Why file operations matter in PHP - Performance Analysis
File operations can take different amounts of time depending on how much data you read or write.
We want to know how the time needed grows when the file size changes.
Analyze the time complexity of the following code snippet.
// Read a file line by line and print each line
$handle = fopen('example.txt', 'r');
if ($handle) {
while (($line = fgets($handle)) !== false) {
echo $line;
}
fclose($handle);
}
This code opens a file and reads it line by line until the end, printing each line.
Identify the loops, recursion, array traversals that repeat.
- Primary operation: Reading each line from the file inside the while loop.
- How many times: Once for every line in the file, depending on file size.
As the file gets bigger, the number of lines grows, so the reading steps grow too.

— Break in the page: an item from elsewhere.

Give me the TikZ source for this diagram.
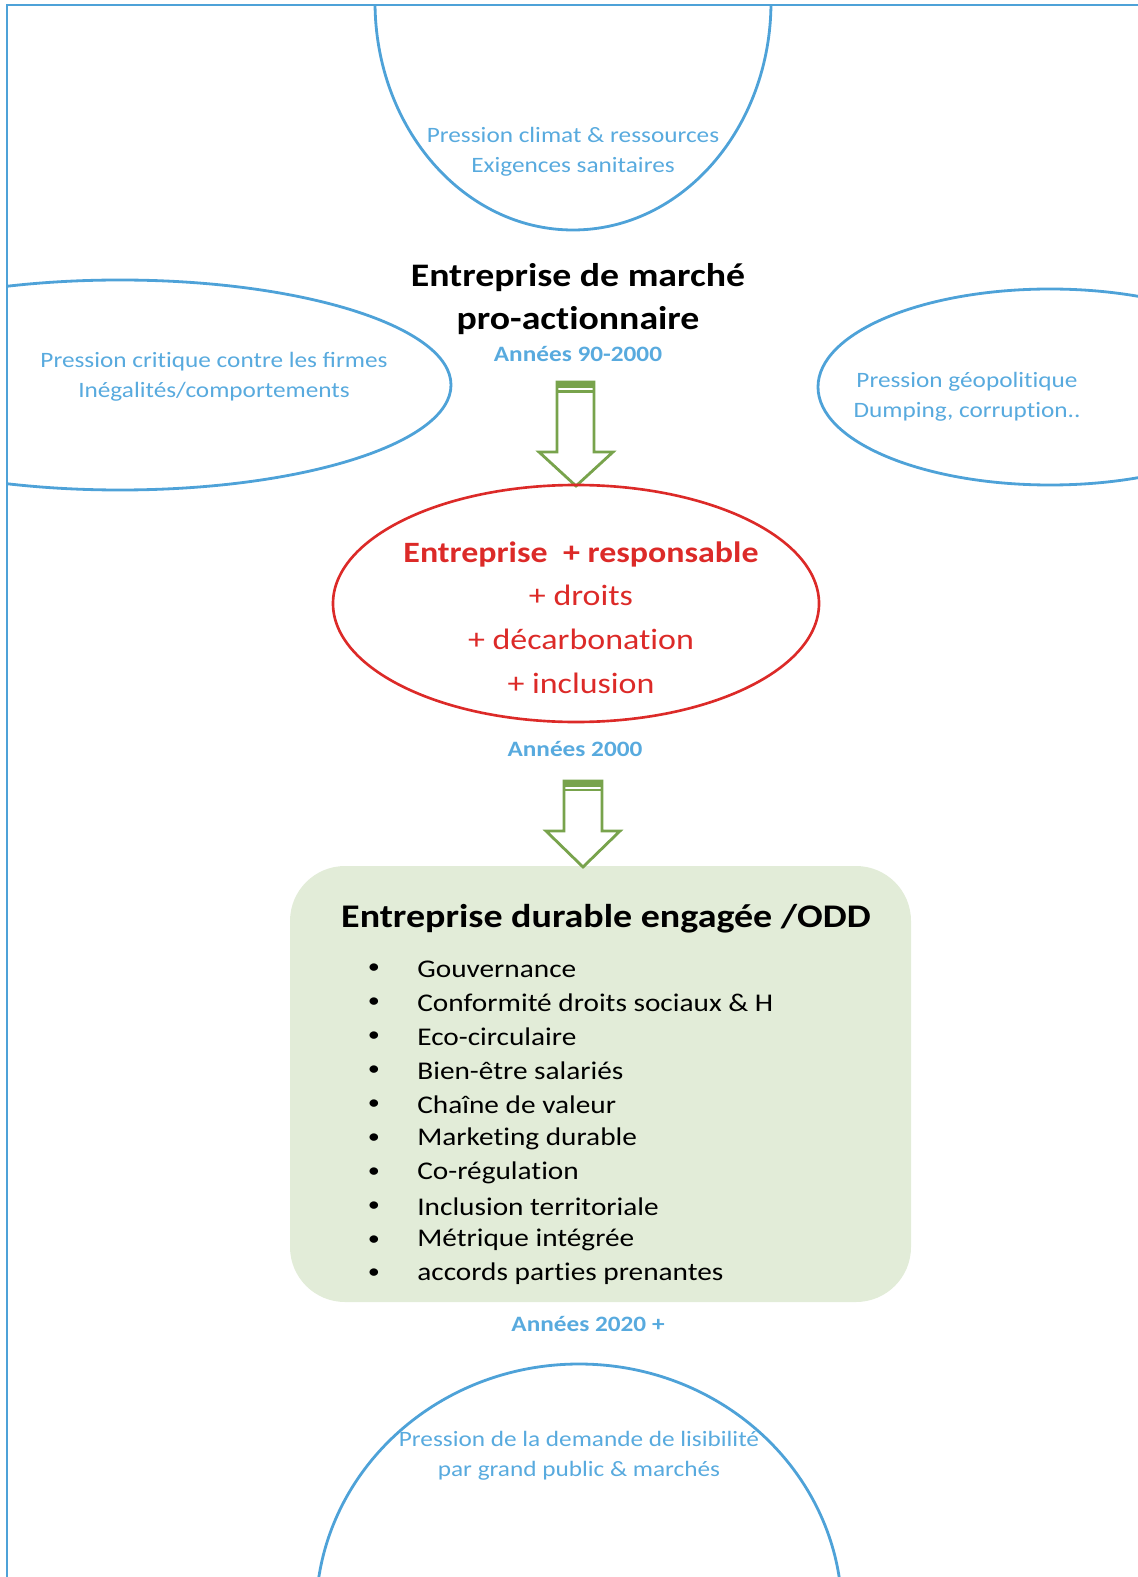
\documentclass[tikz,border=0pt]{standalone}
\usepackage{fontspec}
\setmainfont{Carlito}[FakeStretch=1.15]
\usetikzlibrary{positioning}
% pas de ligature "ti"
\XeTeXinterchartokenstate=1
\newXeTeXintercharclass\classt
\newXeTeXintercharclass\classi
\XeTeXcharclass`t=\classt
\XeTeXcharclass`i=\classi
\XeTeXinterchartoks\classt\classi={\kern0pt}
\definecolor{pblue}{RGB}{78,162,216}
\definecolor{tblue}{RGB}{88,170,222}
\definecolor{rred}{RGB}{220,42,40}
\definecolor{agreen}{RGB}{120,163,76}
\definecolor{bgreen}{RGB}{226,236,216}
\tikzset{
  press/.style={font=\fontsize{12.5}{17}\selectfont,text=tblue,align=center},
  annee/.style={font=\fontsize{12.5}{15}\bfseries\selectfont,text=tblue},
  presline/.style={draw=pblue,line width=1.6pt},
  bloc/.style={draw=agreen,fill=white,line width=1.6pt,line join=miter},
  item/.style={font=\fontsize{14.5}{18}\selectfont,anchor=west,inner sep=0pt},
  puce/.style={font=\fontsize{12}{18}\selectfont}
}
\begin{document}
\begin{tikzpicture}[x=0.02cm,y=-0.02cm]
\useasboundingbox (0,0) rectangle (1138,1577);

% pressions (ellipses coupees par le cadre)
\begin{scope}
\clip (7,5) rectangle (1138,1577);
\draw[presline] (573,2) ellipse [x radius=198,y radius=228];
\draw[presline] (120,385) ellipse [x radius=331,y radius=105];
\draw[presline] (1050,387) ellipse [x radius=232,y radius=98];
\draw[presline] (579,1614) ellipse [x radius=263,y radius=250];
\end{scope}
\draw[pblue,line width=1.2pt] (1138,5) -- (7,5) -- (7,1577);

\node[press] (climat) at (573,152) {Pression climat \& ressources\\Exigences sanitaires};
\node[press] (critique) at (214,377) {Pression critique contre les firmes\\Inégalités/comportements};
\node[press] (geopol) at (967,397) {Pression géopolitique\\Dumping, corruption..};
\node[press] (lisib) at (579,1456) {Pression de la demande de lisibilité\\par grand public \& marchés};

% etape 1
\node[font=\fontsize{18.7}{24.5}\bfseries\selectfont,align=center] (marche) at (578,299) {Entreprise de marché\\pro-actionnaire};
\node[annee] (a90) at (578,354) {Années 90-2000};

% fleche 1
\draw[bloc] (557,382) -- (594,382) -- (594,452) -- (613,452) -- (576,486) -- (539,452) -- (557,452) -- cycle;
\fill[agreen] (557,382) rectangle (594,388);
\draw[agreen,line width=1.4pt] (557,391.5) -- (594,391.5);

% etape 2
\draw[rred,line width=1.5pt] (576,603.5) ellipse [x radius=243,y radius=118.5];
\node[font=\fontsize{16.8}{24.9}\selectfont,text=rred,align=center] (respons) at (581,617.5)
  {\textbf{Entreprise\ \ + responsable}\\+ droits\\+ décarbonation\\+ inclusion};
\node[annee] (a2000) at (575,749) {Années 2000};

% etape 3
\fill[bgreen,rounded corners=1.1cm] (290,866) rectangle (911,1302);
\draw[bloc] (564,781) -- (602,781) -- (602,831) -- (620,831) -- (583,867) -- (546,831) -- (564,831) -- cycle;
\fill[agreen] (564,781) rectangle (602,786.5);
\draw[agreen,line width=1.3pt] (564,790) -- (602,790);

\node[font=\fontsize{18.8}{23}\bfseries\selectfont] (odd) at (606,919) {Entreprise durable engagée /ODD};
\foreach \t [count=\i] in {Gouvernance,Conformité droits sociaux \& H,Eco-circulaire,Bien-être salariés,Chaîne de valeur,Marketing durable,Co-régulation,Inclusion territoriale,Métrique intégrée,accords parties prenantes}{
  \node[puce] (puce\i) at (374,{969+33.9*(\i-1)}) {\textbullet};
  \node[item] (item\i) at (417,{969+33.9*(\i-1)}) {\t};
}
\node[annee] (a2020) at (588,1324) {Années 2020 +};

\end{tikzpicture}
\end{document}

| Input Size (lines) | Approx. Operations |
|---|---|
| 10 | About 10 reads and prints |
| 100 | About 100 reads and prints |
| 1000 | About 1000 reads and prints |
Pattern observation: The time grows directly with the number of lines in the file.
Time Complexity: O(n)
This means the time to read the file grows in a straight line with the file size.
[X] Wrong: "Reading a file always takes the same time no matter how big it is."
[OK] Correct: The bigger the file, the more lines or data you have to read, so it takes longer.
Understanding how file size affects reading time helps you write better programs that handle data efficiently.
"What if we read the whole file at once instead of line by line? How would the time complexity change?"